* Start Records to use *

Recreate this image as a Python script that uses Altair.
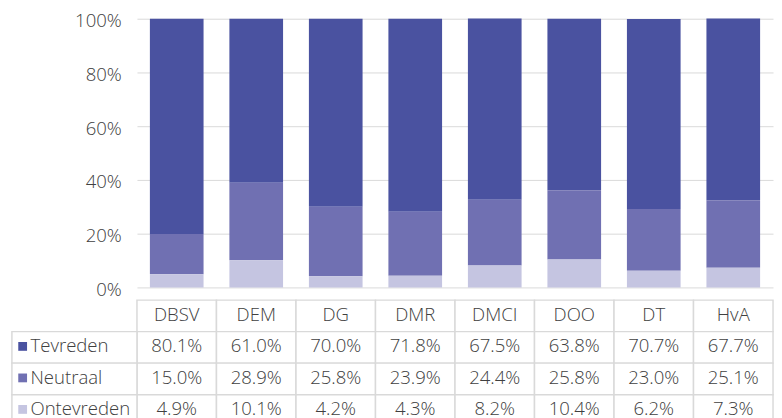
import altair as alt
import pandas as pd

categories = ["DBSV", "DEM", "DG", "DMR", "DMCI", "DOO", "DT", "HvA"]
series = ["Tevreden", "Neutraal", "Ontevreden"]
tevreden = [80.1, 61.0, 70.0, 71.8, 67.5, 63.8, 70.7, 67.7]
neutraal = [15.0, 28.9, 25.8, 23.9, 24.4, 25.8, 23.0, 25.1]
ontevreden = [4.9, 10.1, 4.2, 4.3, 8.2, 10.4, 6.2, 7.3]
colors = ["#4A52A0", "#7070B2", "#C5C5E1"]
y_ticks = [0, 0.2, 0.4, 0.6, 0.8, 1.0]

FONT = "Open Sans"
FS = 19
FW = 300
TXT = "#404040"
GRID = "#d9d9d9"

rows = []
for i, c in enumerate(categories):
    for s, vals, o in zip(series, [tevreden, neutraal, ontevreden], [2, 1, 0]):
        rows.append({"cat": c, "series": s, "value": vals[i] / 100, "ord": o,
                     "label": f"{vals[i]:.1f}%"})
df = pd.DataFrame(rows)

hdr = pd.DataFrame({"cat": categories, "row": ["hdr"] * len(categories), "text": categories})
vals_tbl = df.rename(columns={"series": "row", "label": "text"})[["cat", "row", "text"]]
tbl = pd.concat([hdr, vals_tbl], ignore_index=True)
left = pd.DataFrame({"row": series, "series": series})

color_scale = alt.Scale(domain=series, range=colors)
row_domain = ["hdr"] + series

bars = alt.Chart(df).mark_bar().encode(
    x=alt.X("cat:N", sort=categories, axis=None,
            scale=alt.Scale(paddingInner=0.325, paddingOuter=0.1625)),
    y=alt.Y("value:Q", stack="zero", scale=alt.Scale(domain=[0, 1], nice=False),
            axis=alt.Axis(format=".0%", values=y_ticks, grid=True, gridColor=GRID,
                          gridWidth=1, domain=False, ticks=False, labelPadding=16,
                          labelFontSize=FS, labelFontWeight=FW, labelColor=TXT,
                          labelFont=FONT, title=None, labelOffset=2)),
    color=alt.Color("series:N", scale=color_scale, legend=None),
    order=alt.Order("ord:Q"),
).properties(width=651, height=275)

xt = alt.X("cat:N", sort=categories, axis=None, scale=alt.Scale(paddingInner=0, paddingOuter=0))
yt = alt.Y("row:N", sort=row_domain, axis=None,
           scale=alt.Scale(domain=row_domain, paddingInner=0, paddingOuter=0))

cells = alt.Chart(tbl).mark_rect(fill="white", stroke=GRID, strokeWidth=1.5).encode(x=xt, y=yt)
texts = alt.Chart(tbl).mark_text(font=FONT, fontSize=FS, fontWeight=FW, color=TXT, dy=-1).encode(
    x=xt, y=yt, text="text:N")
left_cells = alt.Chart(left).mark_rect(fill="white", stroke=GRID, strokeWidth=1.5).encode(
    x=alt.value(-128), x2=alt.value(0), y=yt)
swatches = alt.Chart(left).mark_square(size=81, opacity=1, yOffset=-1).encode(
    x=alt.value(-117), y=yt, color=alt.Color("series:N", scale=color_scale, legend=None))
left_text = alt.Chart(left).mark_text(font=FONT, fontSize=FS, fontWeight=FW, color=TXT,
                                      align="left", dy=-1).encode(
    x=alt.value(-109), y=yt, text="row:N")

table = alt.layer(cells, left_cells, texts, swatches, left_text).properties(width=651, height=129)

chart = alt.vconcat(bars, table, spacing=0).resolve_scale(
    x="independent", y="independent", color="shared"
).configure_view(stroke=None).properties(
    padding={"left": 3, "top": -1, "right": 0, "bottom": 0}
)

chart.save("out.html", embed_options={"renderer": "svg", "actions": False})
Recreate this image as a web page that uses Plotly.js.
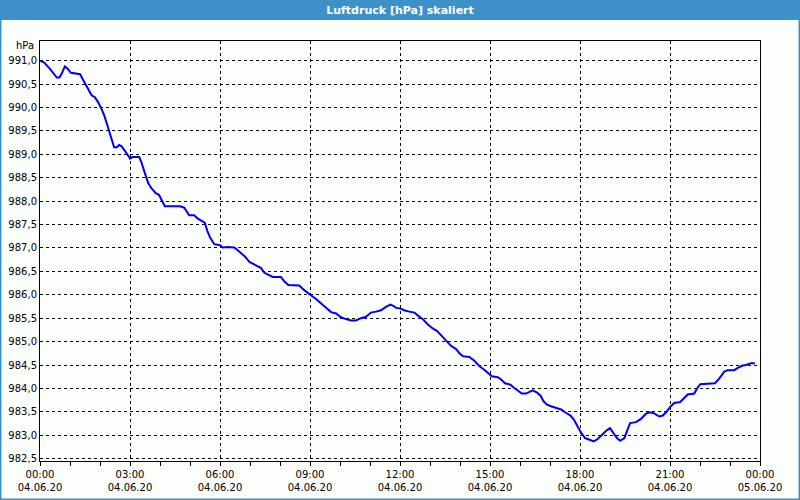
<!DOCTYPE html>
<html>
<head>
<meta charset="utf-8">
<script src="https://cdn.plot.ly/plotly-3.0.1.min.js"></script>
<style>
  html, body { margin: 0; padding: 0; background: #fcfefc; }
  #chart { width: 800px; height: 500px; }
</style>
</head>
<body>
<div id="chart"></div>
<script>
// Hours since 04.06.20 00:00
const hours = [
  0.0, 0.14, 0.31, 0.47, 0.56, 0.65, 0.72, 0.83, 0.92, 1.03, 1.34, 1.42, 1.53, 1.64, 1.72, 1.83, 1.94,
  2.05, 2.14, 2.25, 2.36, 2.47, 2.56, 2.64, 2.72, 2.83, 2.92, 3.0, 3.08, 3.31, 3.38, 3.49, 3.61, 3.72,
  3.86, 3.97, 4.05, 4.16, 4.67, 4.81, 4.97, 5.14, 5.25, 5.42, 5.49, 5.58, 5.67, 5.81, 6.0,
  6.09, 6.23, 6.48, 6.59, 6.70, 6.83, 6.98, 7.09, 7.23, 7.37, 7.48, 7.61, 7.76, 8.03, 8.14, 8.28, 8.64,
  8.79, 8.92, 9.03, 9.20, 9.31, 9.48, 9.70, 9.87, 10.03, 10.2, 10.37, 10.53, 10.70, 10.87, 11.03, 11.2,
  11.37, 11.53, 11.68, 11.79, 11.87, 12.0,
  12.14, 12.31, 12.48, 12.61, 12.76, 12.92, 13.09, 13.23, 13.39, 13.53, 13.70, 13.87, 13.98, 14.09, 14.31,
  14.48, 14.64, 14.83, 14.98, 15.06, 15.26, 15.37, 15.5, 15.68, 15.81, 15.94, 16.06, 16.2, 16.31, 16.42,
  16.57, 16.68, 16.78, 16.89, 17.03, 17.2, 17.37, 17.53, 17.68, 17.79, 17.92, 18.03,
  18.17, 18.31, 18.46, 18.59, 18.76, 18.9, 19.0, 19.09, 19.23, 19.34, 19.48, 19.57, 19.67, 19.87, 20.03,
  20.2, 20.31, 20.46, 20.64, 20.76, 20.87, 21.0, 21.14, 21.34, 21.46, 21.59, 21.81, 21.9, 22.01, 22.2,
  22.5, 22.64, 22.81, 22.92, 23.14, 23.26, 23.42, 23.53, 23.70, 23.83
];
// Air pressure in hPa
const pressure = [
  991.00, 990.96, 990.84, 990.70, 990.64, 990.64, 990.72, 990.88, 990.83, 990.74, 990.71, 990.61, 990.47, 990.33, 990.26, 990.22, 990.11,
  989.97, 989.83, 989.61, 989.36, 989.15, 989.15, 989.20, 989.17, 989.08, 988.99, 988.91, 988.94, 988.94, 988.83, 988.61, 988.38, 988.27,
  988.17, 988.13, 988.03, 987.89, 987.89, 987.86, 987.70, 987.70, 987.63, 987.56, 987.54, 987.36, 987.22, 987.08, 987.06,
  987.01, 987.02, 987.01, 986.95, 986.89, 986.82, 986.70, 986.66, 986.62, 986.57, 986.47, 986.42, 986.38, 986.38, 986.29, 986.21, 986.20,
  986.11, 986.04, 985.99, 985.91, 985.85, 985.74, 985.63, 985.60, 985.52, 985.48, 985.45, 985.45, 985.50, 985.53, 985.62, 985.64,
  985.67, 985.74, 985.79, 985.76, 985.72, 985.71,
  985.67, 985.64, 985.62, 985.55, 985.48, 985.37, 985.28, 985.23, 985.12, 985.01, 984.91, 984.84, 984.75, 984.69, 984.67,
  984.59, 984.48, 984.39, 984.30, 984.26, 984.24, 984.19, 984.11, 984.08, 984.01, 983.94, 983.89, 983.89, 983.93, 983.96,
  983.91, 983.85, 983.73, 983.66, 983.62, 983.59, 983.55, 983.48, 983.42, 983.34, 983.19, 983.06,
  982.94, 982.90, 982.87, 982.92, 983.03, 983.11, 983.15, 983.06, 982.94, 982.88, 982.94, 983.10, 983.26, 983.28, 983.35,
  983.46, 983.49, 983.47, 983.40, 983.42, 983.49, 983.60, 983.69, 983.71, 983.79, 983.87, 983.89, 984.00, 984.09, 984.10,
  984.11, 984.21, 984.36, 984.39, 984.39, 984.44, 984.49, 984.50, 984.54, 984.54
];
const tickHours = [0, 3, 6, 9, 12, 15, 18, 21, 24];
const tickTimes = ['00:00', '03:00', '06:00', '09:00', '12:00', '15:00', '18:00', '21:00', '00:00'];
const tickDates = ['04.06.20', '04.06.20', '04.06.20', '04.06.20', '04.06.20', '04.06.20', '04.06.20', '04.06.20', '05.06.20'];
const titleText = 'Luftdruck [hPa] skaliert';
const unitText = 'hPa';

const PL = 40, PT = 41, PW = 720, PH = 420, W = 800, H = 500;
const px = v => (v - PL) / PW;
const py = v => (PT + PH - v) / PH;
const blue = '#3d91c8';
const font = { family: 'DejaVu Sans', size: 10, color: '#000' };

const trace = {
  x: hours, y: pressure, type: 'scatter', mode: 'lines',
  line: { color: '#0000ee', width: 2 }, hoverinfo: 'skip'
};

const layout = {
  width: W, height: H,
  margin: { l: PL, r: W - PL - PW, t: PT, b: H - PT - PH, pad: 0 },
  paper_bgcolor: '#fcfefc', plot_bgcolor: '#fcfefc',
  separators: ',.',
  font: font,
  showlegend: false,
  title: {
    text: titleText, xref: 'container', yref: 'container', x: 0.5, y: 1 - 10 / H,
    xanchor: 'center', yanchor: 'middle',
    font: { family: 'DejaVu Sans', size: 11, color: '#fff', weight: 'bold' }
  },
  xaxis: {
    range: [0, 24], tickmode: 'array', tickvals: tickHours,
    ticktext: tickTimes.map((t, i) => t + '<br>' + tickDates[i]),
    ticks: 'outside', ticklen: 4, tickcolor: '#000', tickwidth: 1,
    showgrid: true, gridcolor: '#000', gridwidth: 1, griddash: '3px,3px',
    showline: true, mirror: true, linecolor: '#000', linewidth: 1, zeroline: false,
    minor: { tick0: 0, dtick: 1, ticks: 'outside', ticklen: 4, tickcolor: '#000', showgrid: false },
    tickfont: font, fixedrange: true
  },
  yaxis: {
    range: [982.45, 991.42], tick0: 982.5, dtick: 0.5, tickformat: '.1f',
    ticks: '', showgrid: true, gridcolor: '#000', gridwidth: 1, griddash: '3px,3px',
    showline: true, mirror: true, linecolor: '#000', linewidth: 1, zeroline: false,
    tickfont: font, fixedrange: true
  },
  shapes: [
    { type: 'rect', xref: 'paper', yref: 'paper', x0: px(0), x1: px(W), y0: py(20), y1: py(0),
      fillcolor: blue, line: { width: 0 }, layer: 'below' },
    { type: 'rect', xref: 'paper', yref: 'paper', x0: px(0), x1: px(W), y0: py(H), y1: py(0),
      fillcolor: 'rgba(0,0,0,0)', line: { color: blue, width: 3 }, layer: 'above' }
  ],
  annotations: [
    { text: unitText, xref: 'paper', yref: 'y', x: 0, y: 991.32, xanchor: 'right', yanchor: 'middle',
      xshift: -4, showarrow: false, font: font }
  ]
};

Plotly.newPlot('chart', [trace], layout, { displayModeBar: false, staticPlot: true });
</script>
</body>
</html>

* End Records to use *

Directive:
Look through the material and say how many lines hold "image". Give the number only.

Solution to this exercise:
2